Task instructions: For this exercise, repeat all of the material verbatim apart from its images.

★ ★ ★

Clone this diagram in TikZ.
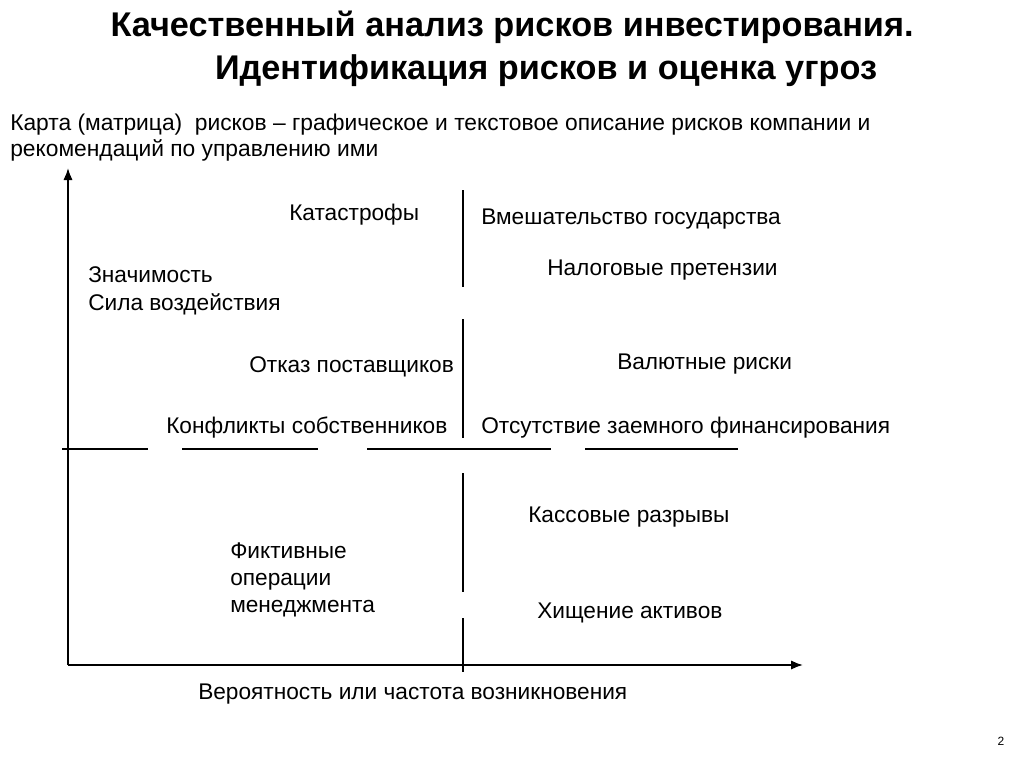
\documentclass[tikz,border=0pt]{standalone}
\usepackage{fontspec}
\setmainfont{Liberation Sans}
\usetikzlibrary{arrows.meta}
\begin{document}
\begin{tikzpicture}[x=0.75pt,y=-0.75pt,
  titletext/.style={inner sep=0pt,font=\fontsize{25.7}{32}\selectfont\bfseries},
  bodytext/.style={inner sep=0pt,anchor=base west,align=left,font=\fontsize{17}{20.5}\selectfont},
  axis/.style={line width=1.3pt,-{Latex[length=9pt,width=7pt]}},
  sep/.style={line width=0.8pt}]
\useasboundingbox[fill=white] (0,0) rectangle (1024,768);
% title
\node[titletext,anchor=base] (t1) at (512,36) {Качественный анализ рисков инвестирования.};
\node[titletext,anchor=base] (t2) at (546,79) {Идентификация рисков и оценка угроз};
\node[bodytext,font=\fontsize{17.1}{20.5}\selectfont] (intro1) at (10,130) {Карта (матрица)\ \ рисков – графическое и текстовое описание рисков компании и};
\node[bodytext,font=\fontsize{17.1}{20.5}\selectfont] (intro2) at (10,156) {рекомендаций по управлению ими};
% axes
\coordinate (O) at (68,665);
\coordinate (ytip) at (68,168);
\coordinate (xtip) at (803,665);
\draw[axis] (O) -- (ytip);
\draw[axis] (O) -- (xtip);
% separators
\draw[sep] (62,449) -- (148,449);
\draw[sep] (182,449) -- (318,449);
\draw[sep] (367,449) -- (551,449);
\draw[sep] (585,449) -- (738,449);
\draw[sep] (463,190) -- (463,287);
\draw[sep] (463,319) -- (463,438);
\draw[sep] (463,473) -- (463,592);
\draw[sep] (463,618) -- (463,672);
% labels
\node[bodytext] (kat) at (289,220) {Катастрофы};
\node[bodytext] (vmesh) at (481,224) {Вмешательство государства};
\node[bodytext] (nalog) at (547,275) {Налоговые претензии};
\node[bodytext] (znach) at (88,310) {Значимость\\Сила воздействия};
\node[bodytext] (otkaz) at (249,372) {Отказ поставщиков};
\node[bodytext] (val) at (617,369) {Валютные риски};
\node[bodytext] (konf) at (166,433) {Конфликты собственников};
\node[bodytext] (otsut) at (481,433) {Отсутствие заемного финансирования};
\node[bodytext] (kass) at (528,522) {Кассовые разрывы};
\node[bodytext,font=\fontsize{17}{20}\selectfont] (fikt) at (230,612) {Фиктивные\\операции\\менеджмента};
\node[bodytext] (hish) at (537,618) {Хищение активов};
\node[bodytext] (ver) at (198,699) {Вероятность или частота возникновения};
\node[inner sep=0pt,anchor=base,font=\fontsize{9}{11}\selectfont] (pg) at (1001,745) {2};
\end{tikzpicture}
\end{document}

★ ★ ★

Response:
Clone this diagram in TikZ.
\documentclass[tikz,border=0pt]{standalone}
\usepackage{fontspec}
\setmainfont{Liberation Sans}
\usetikzlibrary{arrows.meta}
\begin{document}
\begin{tikzpicture}[x=0.75pt,y=-0.75pt,
  titletext/.style={inner sep=0pt,font=\fontsize{25.7}{32}\selectfont\bfseries},
  bodytext/.style={inner sep=0pt,anchor=base west,align=left,font=\fontsize{17}{20.5}\selectfont},
  axis/.style={line width=1.3pt,-{Latex[length=9pt,width=7pt]}},
  sep/.style={line width=0.8pt}]
\useasboundingbox[fill=white] (0,0) rectangle (1024,768);
% title
\node[titletext,anchor=base] (t1) at (512,36) {Качественный анализ рисков инвестирования.};
\node[titletext,anchor=base] (t2) at (546,79) {Идентификация рисков и оценка угроз};
\node[bodytext,font=\fontsize{17.1}{20.5}\selectfont] (intro1) at (10,130) {Карта (матрица)\ \ рисков – графическое и текстовое описание рисков компании и};
\node[bodytext,font=\fontsize{17.1}{20.5}\selectfont] (intro2) at (10,156) {рекомендаций по управлению ими};
% axes
\coordinate (O) at (68,665);
\coordinate (ytip) at (68,168);
\coordinate (xtip) at (803,665);
\draw[axis] (O) -- (ytip);
\draw[axis] (O) -- (xtip);
% separators
\draw[sep] (62,449) -- (148,449);
\draw[sep] (182,449) -- (318,449);
\draw[sep] (367,449) -- (551,449);
\draw[sep] (585,449) -- (738,449);
\draw[sep] (463,190) -- (463,287);
\draw[sep] (463,319) -- (463,438);
\draw[sep] (463,473) -- (463,592);
\draw[sep] (463,618) -- (463,672);
% labels
\node[bodytext] (kat) at (289,220) {Катастрофы};
\node[bodytext] (vmesh) at (481,224) {Вмешательство государства};
\node[bodytext] (nalog) at (547,275) {Налоговые претензии};
\node[bodytext] (znach) at (88,310) {Значимость\\Сила воздействия};
\node[bodytext] (otkaz) at (249,372) {Отказ поставщиков};
\node[bodytext] (val) at (617,369) {Валютные риски};
\node[bodytext] (konf) at (166,433) {Конфликты собственников};
\node[bodytext] (otsut) at (481,433) {Отсутствие заемного финансирования};
\node[bodytext] (kass) at (528,522) {Кассовые разрывы};
\node[bodytext,font=\fontsize{17}{20}\selectfont] (fikt) at (230,612) {Фиктивные\\операции\\менеджмента};
\node[bodytext] (hish) at (537,618) {Хищение активов};
\node[bodytext] (ver) at (198,699) {Вероятность или частота возникновения};
\node[inner sep=0pt,anchor=base,font=\fontsize{9}{11}\selectfont] (pg) at (1001,745) {2};
\end{tikzpicture}
\end{document}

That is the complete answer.